We will do kmeans clustering of the ndvi data. First we use crop to make a spatial subset of the ndvi, to allow for faster processing (you can select any extent using the drawExtent() function).

## kmeans classification¶

# Extent to crop ndvi layer
e <- extent(-121.807, -121.725, 38.004, 38.072)
# crop landsat by the extent
ndvi <- crop(ndvi, e)
ndvi
## class      : RasterLayer
## dimensions : 252, 304, 76608  (nrow, ncol, ncell)
## resolution : 0.0002694946, 0.0002694946  (x, y)
## extent     : -121.807, -121.725, 38.00413, 38.07204  (xmin, xmax, ymin, ymax)
## crs        : +proj=longlat +datum=WGS84 +no_defs +ellps=WGS84 +towgs84=0,0,0
## source     : memory
## names      : layer
## values     : -0.3360085, 0.7756007  (min, max)
# convert the raster to vecor/matrix
nr <- getValues(ndvi)
str(nr)
##  num [1:76608] 0.245 0.236 0.272 0.277 0.277 ...


Please note that getValues converted the ndvi RasterLayer to an array (matrix). Now we will perform the kmeans clustering on the matrix and inspect the output.
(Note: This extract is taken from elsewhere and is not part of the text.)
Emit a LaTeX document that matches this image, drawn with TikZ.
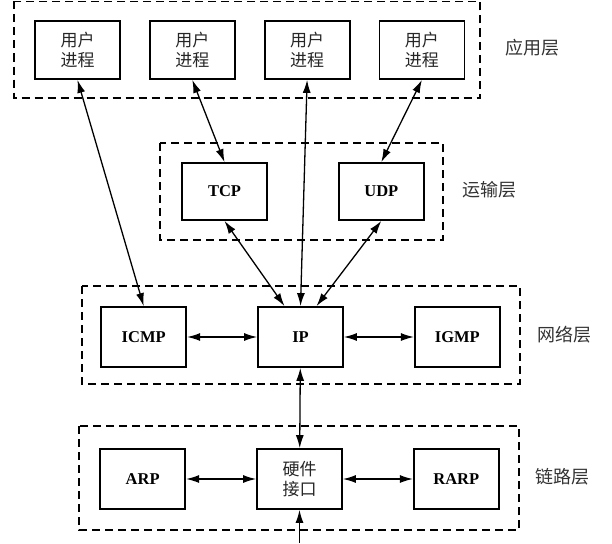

# It is important to set the seed generator because kmeans initiates the centers in random locations
set.seed(99)
# We want to create 10 clusters, allow 500 iterations, start with 5 random sets using "Lloyd" method
kmncluster <- kmeans(na.omit(nr), centers = 10, iter.max = 500, nstart = 5, algorithm="Lloyd")
# kmeans returns an object of class "kmeans"
str(kmncluster)
## List of 9
##  $cluster : int [1:76608] 4 4 3 3 3 3 3 4 4 4 ... ##$ centers     : num [1:10, 1] 0.55425 0.00498 0.29997 0.20892 -0.20902 ...
##   ..- attr(*, "dimnames")=List of 2
##   .. ..$: chr [1:10] "1" "2" "3" "4" ... ## .. ..$ : NULL
##  $totss : num 6459 ##$ withinss    : num [1:10] 5.69 6.13 4.91 4.9 5.75 ...
##  $tot.withinss: num 55.8 ##$ betweenss   : num 6403
##  $size : int [1:10] 8932 4550 7156 6807 11672 8624 8736 5040 9893 5198 ##$ iter        : int 108
##  $ifault : NULL ## - attr(*, "class")= chr "kmeans"  kmeans returns an object with 9 elements. The length of the cluster element within kmncluster is 76608 which same as length of nr created from the ndvi. The cell values of kmncluster$cluster range between 1 to 10 corresponding to the input number of cluster we provided in the kmeans function. kmncluster$cluster indicates the cluster label for corresponding pixel. We need to convert the kmncluster$cluster values back to RasterLayer of the same dimension as the ndvi.

# Use the ndvi object to set the cluster values to a new raster
knr <- setValues(ndvi, kmncluster$cluster) # You can also do it like this knr <- raster(ndvi) values(knr) <- kmncluster$cluster
knr
## class      : RasterLayer
## dimensions : 252, 304, 76608  (nrow, ncol, ncell)
## resolution : 0.0002694946, 0.0002694946  (x, y)
## extent     : -121.807, -121.725, 38.00413, 38.07204  (xmin, xmax, ymin, ymax)
## crs        : +proj=longlat +datum=WGS84 +no_defs +ellps=WGS84 +towgs84=0,0,0
## source     : memory
## names      : layer
## values     : 1, 10  (min, max)


We can see that knr is a RasterLayer but we do not know which cluster (1-10) belongs to what land cover class (and if it does belong to a class that we would recognize). You can find that out by plotting them side-by-side with a reference layers and using unique color for each cluster.

# Define a color vector for 10 clusters (learn more about setting the color later)
mycolor <- c("#fef65b","#ff0000", "#daa520","#0000ff","#0000ff","#00ff00","#cbbeb5",
"#c3ff5b", "#ff7373", "#00ff00", "#808080")
par(mfrow = c(1,2))
plot(ndvi, col = rev(terrain.colors(10)), main = 'Landsat-NDVI')
plot(knr, main = 'Unsupervised classification', col = mycolor )


While for other purposes it is usually better to define more classes (and possibly merge classes later), a simple classification like this one could be useful, e.g., merge cluster 4 and 5 to construct a water mask for the year 2011.

You can change the colors in my mycolor. Learn more about selecting colors in R here and here.

Question 2:Plot 3-band RGB of landsat5 for the subset (extent e) and result of kmeans clustering side-by-side and make a table of land-use land-cover labels for the clusters. E.g. cluster 4 and 5 are water.